O ato de amar é eterno. Era isso que dizia o adesivo colado no carrinho de pipoca em frente ao Shopping Jardim Anália Franco. Era um adesivo simples, de certa forma brega. Lembra um pouco aquela folhinha presa à parede no início (e no final) do clipe "Corpo Fechado" do Nasi. O ato de amar. Pronto, está aí uma coisa que me vem cutucando a mente a algum tempo e que não sussega enquanto não for entendido, como a unha encravada do meu pé esquerdo: as vezes esqueço dela, mas basta uma topada de leve que ela volta com força total. E não adianta tentar esquecer. Se não cavocar e arrancar de uma vez, não vai sumir sozinho.
Há alguns dias, pensando sobre o bendito do amor, comecei a imaginá-lo, não como um sentimento, mas como um ato, um verbo. Sabe, o amor não é algo passivo, não é um sentimento. Ninguém
sente amor por alguém, nós
amamos alguém. Diferente de raiva, ciúmes, paixão, tesão, frio, calor, e outros sentimentos, o amor é um ato. Amar é preocupar-se, é cuidar, é estar presente, mesmo quando ausente. Amar é pensar, conhecer, desistir e insitir. O amor é o coletivo de todos os verbos!Então eu posso dizer que o adesivo estava certo quando disse:
o ato de amar.... Agora, será que o ato de amar
é eterno?
Quando eu penso no amor, penso na entrega, na negação da própria vontade em função do amado. O amor não pede posse, e nisso é eterno, pois todas as posses se perdem algum dia. Então o amor é livre. O amante só o é realmente quando liberta o amado de seus desejos de dominação e eterna servidão. O amor não busca objetivos, mas isso não o torna eterno. Quando se ama, se ama a vida, pois onde existe o amor, existe o desejo de vida ao amado, porém, só existe vida onde existem mudanças. Viver é modificar e ser modificado. A existência é dinâmica e as pessoas que fomos ontem, não são as pessoas que seremos amanhã. E isso também se aplica aos nossos amados.
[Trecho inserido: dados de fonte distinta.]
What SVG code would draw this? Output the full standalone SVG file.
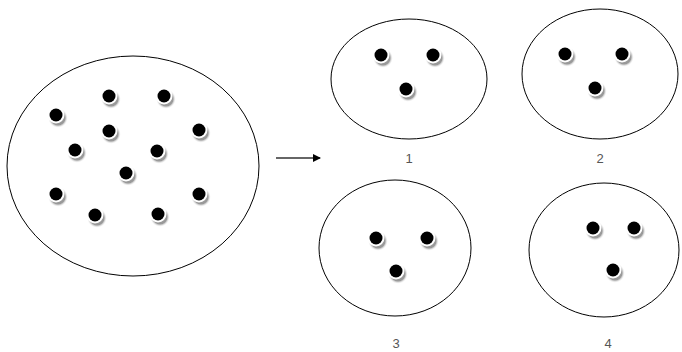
<svg xmlns="http://www.w3.org/2000/svg" width="682" height="352" viewBox="0 0 682 352">
<defs>
<style>
.set{fill:#fff;stroke:#000;stroke-width:1}
.lbl{font-family:"Liberation Sans",Arial,sans-serif;font-size:13px;fill:#555;text-anchor:middle}
</style>
<radialGradient id="sh" cx="0.5" cy="0.5" r="0.5">
<stop offset="0.7" stop-color="#999"/>
<stop offset="1" stop-color="#fff" stop-opacity="0"/>
</radialGradient>
<g id="dot">
<circle cx="2" cy="3" r="10" fill="url(#sh)"/>
<circle cx="0" cy="0" r="8.5" fill="#fff"/>
<circle cx="0" cy="0" r="6.5" fill="#000"/>
</g>
<marker id="ah" markerWidth="8" markerHeight="8" refX="7" refY="4" orient="auto" markerUnits="userSpaceOnUse">
<path d="M0,0 L8,4 L0,8 Z" fill="#000"/>
</marker>
</defs>
<rect width="682" height="352" fill="#fff"/>
<g id="big">
<ellipse class="set" cx="133" cy="166" rx="126" ry="110"/>
<use href="#dot" x="56" y="115"/><use href="#dot" x="109" y="96"/><use href="#dot" x="164" y="96"/>
<use href="#dot" x="109" y="131"/><use href="#dot" x="75" y="150"/><use href="#dot" x="199" y="130"/>
<use href="#dot" x="157" y="151"/><use href="#dot" x="126" y="173"/><use href="#dot" x="56" y="194"/>
<use href="#dot" x="95" y="215"/><use href="#dot" x="158" y="214"/><use href="#dot" x="199" y="194"/>
</g>
<g id="connectors">
<line x1="276" y1="158" x2="320" y2="158" stroke="#333" stroke-width="1.5" marker-end="url(#ah)"/>
</g>
<g id="set1">
<ellipse class="set" cx="409" cy="79" rx="78" ry="60"/>
<use href="#dot" x="381" y="55"/><use href="#dot" x="433" y="55"/><use href="#dot" x="406" y="89"/>
<text class="lbl" x="409" y="163">1</text>
</g>
<g id="set2">
<ellipse class="set" cx="600" cy="74" rx="78" ry="65"/>
<use href="#dot" x="565" y="54"/><use href="#dot" x="622" y="54"/><use href="#dot" x="595" y="88"/>
<text class="lbl" x="600" y="163">2</text>
</g>
<g id="set3">
<ellipse class="set" cx="395" cy="248" rx="76" ry="68"/>
<use href="#dot" x="376" y="238"/><use href="#dot" x="427" y="238"/><use href="#dot" x="396" y="271"/>
<text class="lbl" x="396" y="348">3</text>
</g>
<g id="set4">
<ellipse class="set" cx="604" cy="250" rx="75" ry="67"/>
<use href="#dot" x="593" y="228"/><use href="#dot" x="634" y="228"/><use href="#dot" x="613" y="270"/>
<text class="lbl" x="608" y="348">4</text>
</g>
</svg>
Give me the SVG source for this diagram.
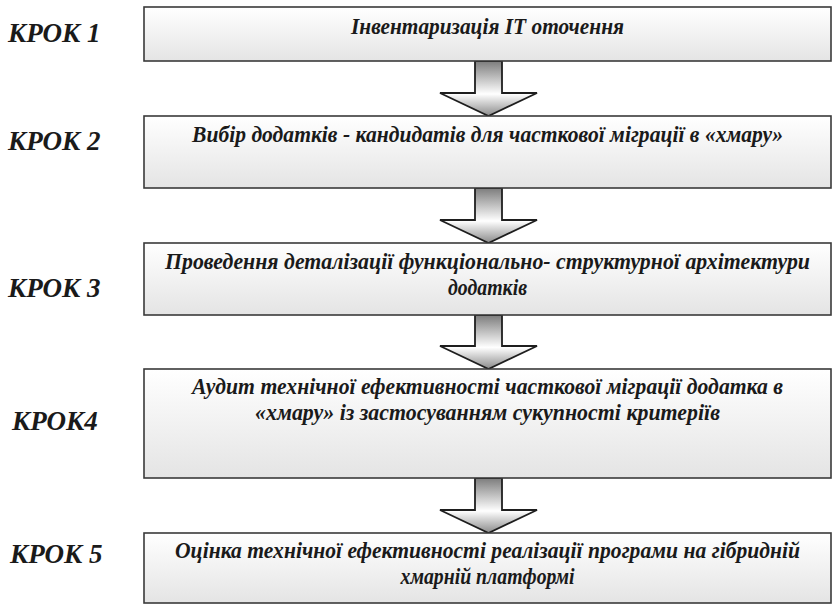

Quando escolhemos alguém para amar ou não outro, estamos discriminando (diferenciando) o ser amado dos outros. Se isso acontece, deve haver (e
há) algum motivo, alguma particuliaridade no amado, que o faça ser escolhido entre todos os outros seres vivos, mesmo que o próprio amante não tenha consciência disso. O amado é único para o amante, mesmo que esse tenha outros amados. Mas, se a vida é dinâmica, e as pessoas mudam, como posso amar alguém eternamente, se o motivo pelo qual eu amo essa pessoa pode mudar? Por exemplo, se eu amo alguém pelo sorriso, e de repente essa pessoa perde todos os dentes, eu ainda a amaria? Ou, se eu amo alguém pela forma como essa pessoa vê o mundo, eu ainda a amaria se ela pensasse de forma diferente? Se ele mudasse de opinião? Se for assim, o amor não pode ser eterno. Mas, quando li
o ato de amar é eterno, não encontrei nada que dizia sobre amar alguém. Pode ser que o amor não seja algo direcionado a alguém, mas somente algo que se faz. Como respirar. Sendo assim, meu xará estava certo, amar é verbo intransitivo sim. Nós amamos como vivemos, como andamos, sem direção e sem nunca entender o porquê.
Será isso realmente o amor? Meu livro favorito diz que o amado é uma gota por onde os raios do sol brilham, transformando-se em diamantes, por onde toda a beleza é mostrada. Eu concordo com isso, porém, ele também diz que essa gota pode cair, e o amado perder seu brilho. Não quero concordar com isso. Prefiro o adesivo brega a aceitar que tudo o que vivo no amor não passa de um jogo de espelhos. Sem falar que amar, nessa forma, é um sentimento. E sabemos que o amor é um ato. É uma decisão, um gesto concreto. O amor existe porque eu o faço presente. O amor existe, porque
eu amo. Se ele é eterno, não consigo responder ainda. Eu teria que viver toda a eternidade antes pra saber responder isso,
mas, se existe algo capaz de durar tanto tempo assim, isso, com certeza é o amor. Posso então não amar durante toda a eternidade, mas amarei sim enquanto existir.